Viejos (Old), de M. Night Shyamalan, 2021

Con una filmografía sólida (a pesar de los altibajos), M. Night Shyamalan ha regalado algunas certezas: un efectivo dominio narrativo, la construcción de atmósferas otoñales y un conocimiento de recursos heredados del cine clásico. Se sabe, de todas las influencias, la influencia es Hitchcock. Además de citarlo en cada película con orgullo, el realizador indio ha incorporado el truco del cameo como adorno cinematográfico. Sin embargo, en Viejos Shyamalan se entusiasmó y pasó a ser prácticamente un personaje más de la ficción. Esa distancia, entre la breve aparición de los títulos anteriores y la cantidad de minutos de pantalla en esta, acaso dé cuenta de un exceso que atraviesa varias aristas en una película que es, por lo menos, fallida. A sus intenciones la perjudica un cúmulo de decisiones efectistas que, incluso, rozan la pavada dentro de un esquema que no evita la solemnidad y nos prohíbe reírnos del disparate, porque es evidente que Shyamalan quiso ponerse serio.

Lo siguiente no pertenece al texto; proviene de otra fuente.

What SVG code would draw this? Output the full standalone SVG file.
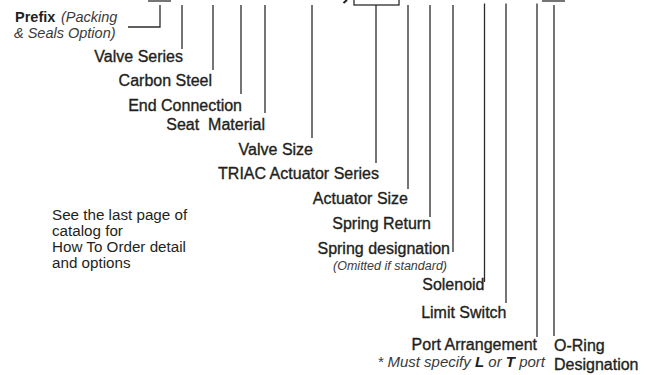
<svg xmlns="http://www.w3.org/2000/svg" width="660" height="375" viewBox="0 0 660 375">
<style>
.bg{fill:#ffffff}
.ln{fill:none;stroke:#2b2b2b;stroke-width:1.3}
.lb{font-family:"Liberation Sans",Arial,sans-serif;font-size:16px;fill:#231f20;stroke:#231f20;stroke-width:0.35;text-anchor:end}
.lbs{font-family:"Liberation Sans",Arial,sans-serif;font-size:16px;fill:#231f20;stroke:#231f20;stroke-width:0.35}
.it{font-family:"Liberation Sans",Arial,sans-serif;font-style:italic;fill:#3a3a3a}
.note{font-family:"Liberation Sans",Arial,sans-serif;font-size:15.2px;fill:#231f20}
</style>
<rect class="bg" x="0" y="0" width="660" height="375"/>
<g id="top">
<line class="ln" x1="148" y1="1" x2="171" y2="1"/>
<rect class="ln" x="354" y="-20" width="45" height="25"/>
<line x1="347" y1="0" x2="343.5" y2="3" stroke="#231f20" stroke-width="2"/>
<line class="ln" x1="542" y1="1" x2="565" y2="1"/>
</g>
<g id="connectors">
<path class="ln" d="M160,5 V27 H128"/>
<line class="ln" x1="182" y1="5" x2="182" y2="49"/>
<line class="ln" x1="213" y1="5" x2="213" y2="70"/>
<line class="ln" x1="241" y1="5" x2="241" y2="94"/>
<line class="ln" x1="265" y1="5" x2="265" y2="113"/>
<line class="ln" x1="312" y1="5" x2="312" y2="138"/>
<line class="ln" x1="376" y1="5" x2="376" y2="163"/>
<line class="ln" x1="408" y1="5" x2="408" y2="189"/>
<line class="ln" x1="430" y1="5" x2="430" y2="217"/>
<line class="ln" x1="453" y1="5" x2="453" y2="252"/>
<line class="ln" x1="484.5" y1="3.5" x2="484.5" y2="282"/>
<line class="ln" x1="506" y1="3.5" x2="506" y2="303"/>
<line class="ln" x1="537" y1="3.5" x2="537" y2="337"/>
<line class="ln" x1="554" y1="5" x2="554" y2="336"/>
</g>
<g id="prefix">
<text x="15" y="21.5" font-family="Liberation Sans, Arial, sans-serif" font-size="14.5" font-weight="bold" fill="#231f20">Prefix</text>
<text class="it" x="61" y="21.5" font-size="14.5">(Packing</text>
<text class="it" x="14" y="37.5" font-size="14.5">&amp; Seals Option)</text>
</g>
<g id="valve-series"><text class="lb" x="183" y="61.5">Valve Series</text></g>
<g id="carbon-steel"><text class="lb" x="212" y="86">Carbon Steel</text></g>
<g id="end-connection"><text class="lb" x="242" y="110.5">End Connection</text></g>
<g id="seat-material"><text class="lb" x="265" y="130" xml:space="preserve">Seat  Material</text></g>
<g id="valve-size"><text class="lb" x="313" y="155">Valve Size</text></g>
<g id="triac"><text class="lb" x="379" y="178.5">TRIAC Actuator Series</text></g>
<g id="actuator-size"><text class="lb" x="408" y="203.5">Actuator Size</text></g>
<g id="spring-return"><text class="lb" x="431" y="228.5">Spring Return</text></g>
<g id="spring-designation">
<text class="lb" x="450" y="253.5">Spring designation</text>
<text class="it" x="447" y="270" font-size="12.5" text-anchor="end">(Omitted if standard)</text>
</g>
<g id="solenoid"><text class="lb" x="484.5" y="290">Solenoid</text></g>
<g id="limit-switch"><text class="lb" x="506.5" y="318">Limit Switch</text></g>
<g id="port-arrangement">
<text class="lb" x="537" y="350">Port Arrangement</text>
<text class="it" x="545" y="366.5" font-size="15" text-anchor="end">* Must specify <tspan font-weight="bold" fill="#231f20">L</tspan> or <tspan font-weight="bold" fill="#231f20">T</tspan> port</text>
</g>
<g id="o-ring">
<text class="lbs" x="554" y="351">O-Ring</text>
<text class="lbs" x="554" y="369.5">Designation</text>
</g>
<g id="note">
<text class="note" x="52" y="219.5">See the last page of</text>
<text class="note" x="52" y="235.5">catalog for</text>
<text class="note" x="52" y="251.5">How To Order detail</text>
<text class="note" x="52" y="267.5">and options</text>
</g>
</svg>
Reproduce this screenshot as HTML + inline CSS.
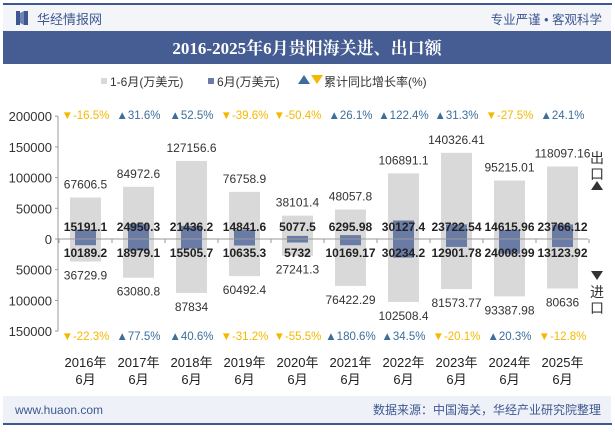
<!DOCTYPE html>
<html><head><meta charset="utf-8"><style>
body{margin:0;width:615px;height:427px;overflow:hidden;background:#fff;font-family:"Liberation Sans","Noto Sans CJK SC",sans-serif}
</style></head><body>
<svg width="615" height="427" xmlns="http://www.w3.org/2000/svg" font-family="Liberation Sans, Noto Sans CJK SC, sans-serif">
<rect x="3" y="3" width="609" height="2" fill="#3e5791"/>
<rect x="3" y="5" width="608" height="26" fill="#f3f5f9"/>
<g><rect x="16" y="11" width="4" height="14" fill="#3e5791"/><rect x="24" y="11" width="4" height="14" fill="#3e5791"/><polygon points="20,13 24,11 24,25 20,23" fill="#6f85b3"/></g>
<text x="37" y="24" font-size="13" fill="#3e5791">华经情报网</text>
<text x="602" y="24" font-size="12.5" fill="#3e5791" text-anchor="end">专业严谨 • 客观科学</text>
<rect x="3" y="31" width="608" height="33" fill="#455d92"/>
<text x="307" y="54" font-size="17" font-weight="bold" fill="#fff" text-anchor="middle" font-family="Liberation Serif, Noto Serif CJK SC, serif">2016-2025年6月贵阳海关进、出口额</text>
<g font-size="12" fill="#333">
<rect x="101" y="78" width="6" height="6" fill="#d9d9d9"/><text x="110" y="86">1-6月(万美元)</text>
<rect x="208" y="78" width="6" height="6" fill="#6a7ca6"/><text x="217" y="86">6月(万美元)</text>
<polygon points="298,84 304,75 310,84" fill="#3b6e9a"/><polygon points="311,75 323,75 317,84" fill="#f5b800"/>
<text x="324" y="86">累计同比增长率(%)</text></g>
<g id="chart"></g>
<text font-size="14" fill="#333" x="597" y="163" text-anchor="middle">出</text>
<text font-size="14" fill="#333" x="597" y="179" text-anchor="middle">口</text>
<polygon points="591,190 597,181 603,190" fill="#333"/>
<polygon points="591,271 603,271 597,280" fill="#333"/>
<text font-size="14" fill="#333" x="597" y="297" text-anchor="middle">进</text>
<text font-size="14" fill="#333" x="597" y="313" text-anchor="middle">口</text>
<rect x="3" y="396" width="608" height="27" fill="#eef1f7"/>
<rect x="3" y="423" width="609" height="2" fill="#3e5791"/>
<text x="15" y="414" font-size="12" fill="#3e5791">www.huaon.com</text>
<text x="601" y="414" font-size="12" fill="#3e5791" text-anchor="end">数据来源：中国海关，华经产业研究院整理</text>
</svg>
<script>
const categories=["2016年","2017年","2018年","2019年","2020年","2021年","2022年","2023年","2024年","2025年"];
const exportYTD=[67606.5,84972.6,127156.6,76758.9,38101.4,48057.8,106891.1,140326.41,95215.01,118097.16];
const importYTD=[36729.9,63080.8,87834,60492.4,27241.3,76422.29,102508.4,81573.77,93387.98,80636];
const exportJun=[15191.1,24950.3,21436.2,14841.6,5077.5,6295.98,30127.4,23722.54,14615.96,23766.12];
const importJun=[10189.2,18979.1,15505.7,10635.3,5732,10169.17,30234.2,12901.78,24008.99,13123.92];
const exportGrowth=[-16.5,31.6,52.5,-39.6,-50.4,26.1,122.4,31.3,-27.5,24.1];
const importGrowth=[-22.3,77.5,40.6,-31.2,-55.5,180.6,34.5,-20.1,20.3,-12.8];
const yTicks=[200000,150000,100000,50000,0,-50000,-100000,-150000];
const NS="http://www.w3.org/2000/svg";
const g=document.getElementById('chart');
const y0=239,perUnit=30.7/50000;
const y=v=>y0-v*perUnit;
const x=i=>85.5+i*53;
function el(t,a,txt){const e=document.createElementNS(NS,t);for(const k in a)e.setAttribute(k,a[k]);if(txt!==undefined)e.textContent=txt;g.appendChild(e);return e;}
let e;
e=el('line',{x1:58,y1:y(200000),x2:58,y2:y(-150000),stroke:'#999'});


yTicks.forEach(t=>{
 e=el('text',{x:52,y:y(t)+5,'font-size':13,fill:'#333','text-anchor':'end'},String(Math.abs(t)));
 
 
 el('line',{x1:55,y1:y(t),x2:58,y2:y(t),stroke:'#999'});
});
categories.forEach((c,i)=>{
 const cx=x(i);
 e=el('rect',{x:cx-15.5,y:y(exportYTD[i]),width:31,height:y(-importYTD[i])-y(exportYTD[i]),fill:'#d9d9d9'});
 
 
 e=el('rect',{x:cx-10.5,y:y(exportJun[i]),width:21,height:y(-importJun[i])-y(exportJun[i]),fill:'#6a7ca6'});
 
 
});
e=el('line',{x1:58,y1:y0,x2:588,y2:y0,stroke:'#999'});


for(let i=0;i<=10;i++)el('line',{x1:59+i*53,y1:y0,x2:59+i*53,y2:y0+4,stroke:'#999'});
categories.forEach((c,i)=>{
 const cx=x(i);
 e=el('text',{x:cx,y:y(exportYTD[i])-9,'font-size':12,fill:'#333','text-anchor':'middle'},String(exportYTD[i]));
 
 
 e=el('text',{x:cx,y:y(-importYTD[i])+18,'font-size':12,fill:'#333','text-anchor':'middle'},String(importYTD[i]));
 
 
 e=el('text',{x:cx,y:231,'font-size':12,'font-weight':'bold',fill:'#222','text-anchor':'middle'},String(exportJun[i]));
 
 
 e=el('text',{x:cx,y:257,'font-size':12,'font-weight':'bold',fill:'#222','text-anchor':'middle'},String(importJun[i]));
 
 
 [[exportGrowth[i],119],[importGrowth[i],340]].forEach(([v,yy])=>{
  const up=v>=0;
  e=el('text',{x:cx,y:yy,'font-size':11.5,fill:up?'#3b6e9a':'#f5b800','text-anchor':'middle'},(up?'▲':'▼')+v.toFixed(1)+'%');
  
  
 });
 e=el('text',{x:cx,y:367,'font-size':13,fill:'#222','text-anchor':'middle'},c);
 
 
 e=el('text',{x:cx,y:384,'font-size':13,fill:'#222','text-anchor':'middle'},'6月');
 
 
});
</script>
</body></html>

Si la naturaleza es un motor amenazante a causa del abuso humano (temática presente en algunas cintas precedentes), aquí aparece como escenario excluyente. El lugar elegido por una familia para pasar sus vacaciones es un lujoso hotel paradisíaco, una de las tantas cápsulas espaciales donde todo se iguala a partir del consumo y de la fachada de la felicidad hedonista. Un poco más allá, una playa increíble adonde un grupo de personas elegidas irán a modo de excursión y entonces comenzará una larga cadena de manipulaciones escenográficas con las cuales el director intentará mantener la tensión como suele hacerlo habitualmente. Así como el maestro Hitchcock encerraba en el mar a ocho personajes en Lifeboat (1944) para sacar a relucir las miserias humanas al borde de lo verosímil, Shyamalan enfrenta a un grupo de personas al dilema del envejecimiento prematuro en un escenario en el que fueron puestos siniestramente. La diferencia sustancial es que cada acción se encuentra afectada por un tono que nunca se aleja de la suntuosidad, por una música que jamás cesa para condicionar nuestras almas y por una lógica que parece, incluso, contaminada por los artilugios de tantas series que pululan en el mercado. En términos criollos, a Shyamalan se le quemó el asado: cocinó mucho en la parrilla y se pasó de fuego. Si en otros títulos había respiros para desarrollar a los personajes, aquí se amontonan conflictos familiares e individuales que quedan diluidos ridículamente por las necesidades dramáticas dentro de un imaginario muy trillado de literatura de anticipación. A la sugerencia de gran parte de su cine se la ha sustituido por un subrayado molesto, a las figuras protagónicas fuertes por un elenco multicultural bastante pobre y los mejores momentos logrados por una sumatoria de artificios de costura muy visible. Basta ver de qué modo la omnipresencia de la cámara fuerza nuestra mirada para que advirtamos el énfasis en ciertos encuadres o movimientos donde todo parece rigurosamente vigilado. Y por si fuera poco, un final digno de esos mensajes con mayúscula. De todos modos, no pierdo la fe en el cineasta indio. Un tropezón (importante) no tiene por qué ser caída.